As for those that claim holding a second referendum could hinder the UK’s negotiating position, they fail to take into account the dynamics between the 27 member states. If anything, the EU27 have become more united since the Brexit vote and will not want the UK to continue membership as a reluctant partner, resisting any attempts at reform, or further integration.

Perhaps the biggest criticism that ‘leave’ campaigners have used to deride the idea of holding a second referendum is that it’s not democratic. Indeed, it has been framed as a move by ‘remain’ politicians to stop Brexit happening which defies the clearly expressed ‘will of the people.’ However, another referendum is the most democratic path. The public will know exactly what shape Brexit will take, unlike in the 2016 referendum when many claims and promises were made that have turned out to be false or unfulfillable. Furthermore, it provides voters with the opportunity to express a different view if they are not happy with the deal the government negotiates. Given the Conservative Party’s questionable mandate following the loss of its House of Commons majority, it’s not clear that the appetite for Brexit is as great as it once was.

As the government often reminds us, by voting to trigger Article 50, Parliament has accepted the outcome of the referendum, and must not attempt to ‘block’ Brexit. Frankly, this argument is worrying in its attempt to subvert the parliamentary process and close down debate. No one is trying to ‘block’ Brexit or undermine the government’s position, rather MPs are simply trying to provide the scrutiny and accountability you would expect in a democracy. If anything, it is the internal disagreements over Brexit within the cabinet that risk throwing the negotiations into chaos, particularly if no progress is made on the issues of the Irish border and the financial settlement. Meanwhile, the leaked letter from Boris Johnson and Michael Gove to the Prime Minister, setting out how the Brexit process should proceed, is a dramatic demonstration of the extent to which Theresa May’s hands are tied by the ardent Brexiteers in her own government.
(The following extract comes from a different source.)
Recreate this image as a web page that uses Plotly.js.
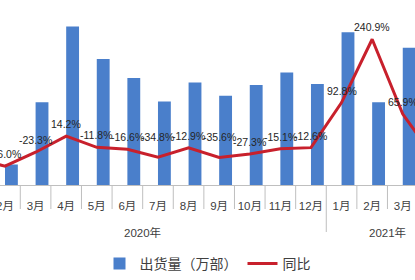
<!DOCTYPE html>
<html>
<head>
<meta charset="utf-8">
<script src="https://cdn.plot.ly/plotly-3.0.1.min.js"></script>
<style>html,body{margin:0;padding:0;background:#fff;}#chart{width:415px;height:280px;}</style>
</head>
<body>
<div id="chart"></div>
<script>
var years = ['2020年','2020年','2020年','2020年','2020年','2020年','2020年','2020年','2020年','2020年','2020年','2020年','2021年','2021年','2021年','2021年'];
var months = ['1月','2月','3月','4月','5月','6月','7月','8月','9月','10月','11月','12月','1月','2月','3月','4月'];
var shipments = [2089, 540, 2175, 4173, 3318, 2817, 2200, 2700, 2350, 2630, 2960, 2660, 4020, 2176, 3610, 2340];
var yoy = [-37.0, -56.0, -23.3, 14.2, -11.8, -16.6, -34.8, -12.9, -35.6, -27.3, -15.1, -12.6, 92.8, 240.9, 65.9, -34.1];

var FONT = 'Liberation Sans, Noto Sans CJK SC, sans-serif';
var GRAY = '#BFBFBF';
var idx = months.map(function(_, i){ return i; });

var bars = {
  type: 'bar', name: '出货量（万部）',
  x: idx, y: shipments,
  marker: {color: '#4A7FCB'},
  width: 0.42, offset: 0,
  hoverinfo: 'skip'
};
var line = {
  type: 'scatter', mode: 'lines', name: '同比',
  x: idx, y: yoy, yaxis: 'y2',
  line: {color: '#C8202C', width: 3},
  hoverinfo: 'skip'
};

// value labels
var raised = {6: 20, 8: 20};
var annotations = yoy.map(function(v, i){
  return {
    x: i, y: v, xref: 'x', yref: 'y2',
    text: v.toFixed(1) + '%', showarrow: false,
    yanchor: 'middle', xanchor: 'center',
    yshift: raised[i] || 12,
    font: {family: FONT, size: 10.5, color: '#262626'}
  };
});

// category boundary ticks and year group labels
var shapes = [];
for (var b = 0; b <= months.length; b++) {
  var isYear = (b === 0 || b === months.length || years[b] !== years[b - 1]);
  shapes.push({
    type: 'line', xref: 'x', yref: 'paper', ysizemode: 'pixel', yanchor: 0,
    x0: b - 0.5, x1: b - 0.5, y0: 0, y1: isYear ? -47 : -24,
    line: {color: GRAY, width: 1}
  });
}
var groups = {};
years.forEach(function(y, i){
  if (!groups[y]) groups[y] = [i, i]; else groups[y][1] = i;
});
Object.keys(groups).forEach(function(y){
  annotations.push({
    x: (groups[y][0] + groups[y][1]) / 2, y: 0, xref: 'x', yref: 'paper',
    yanchor: 'middle', yshift: -47, showarrow: false, text: y,
    font: {family: FONT, size: 11.5, color: '#404040'}
  });
});

var layout = {
  width: 415, height: 280,
  margin: {l: 0, r: 0, t: 14, b: 88},
  paper_bgcolor: '#fff', plot_bgcolor: '#fff',
  showlegend: true,
  legend: {orientation: 'h', x: 0.5, xanchor: 'center', y: -0.37, yanchor: 'top',
           font: {family: FONT, size: 14, color: '#404040'}, itemwidth: 30},
  xaxis: {
    type: 'linear',
    range: [0.837, 14.4],
    tickmode: 'array', tickvals: idx, ticktext: months,
    showline: true, linecolor: GRAY, linewidth: 1,
    ticks: '', tickangle: 0, ticklabelstandoff: 10, ticklabeloverflow: 'allow',
    tickfont: {family: FONT, size: 11.5, color: '#404040'},
    showgrid: false, zeroline: false, automargin: false
  },
  yaxis: {range: [0, 4500], visible: false, showgrid: false, zeroline: false},
  yaxis2: {range: [-100, 300], overlaying: 'y', side: 'right', visible: false, showgrid: false, zeroline: false},
  annotations: annotations,
  shapes: shapes,
  font: {family: FONT}
};

Plotly.newPlot('chart', [bars, line], layout, {staticPlot: true, displayModeBar: false});
</script>
</body>
</html>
So far, the government has offered Parliament a ‘take it or leave it’ vote on the final deal. This is nothing more than a token gesture. A second referendum might be unpopular, but it is necessary to prevent a potentially disastrous ‘no deal’ Brexit being imposed on the UK against voters’ wishes. If a week is a long time in politics, then the 1009 days between the referendum and its departure on 29th March 2019 is surely an eternity. Arguing for a second referendum does not mean rejecting or ignoring the outcome of the 2016 vote. Instead, it means ending the Brexit debate the way it started – by putting power back in the hands of the people.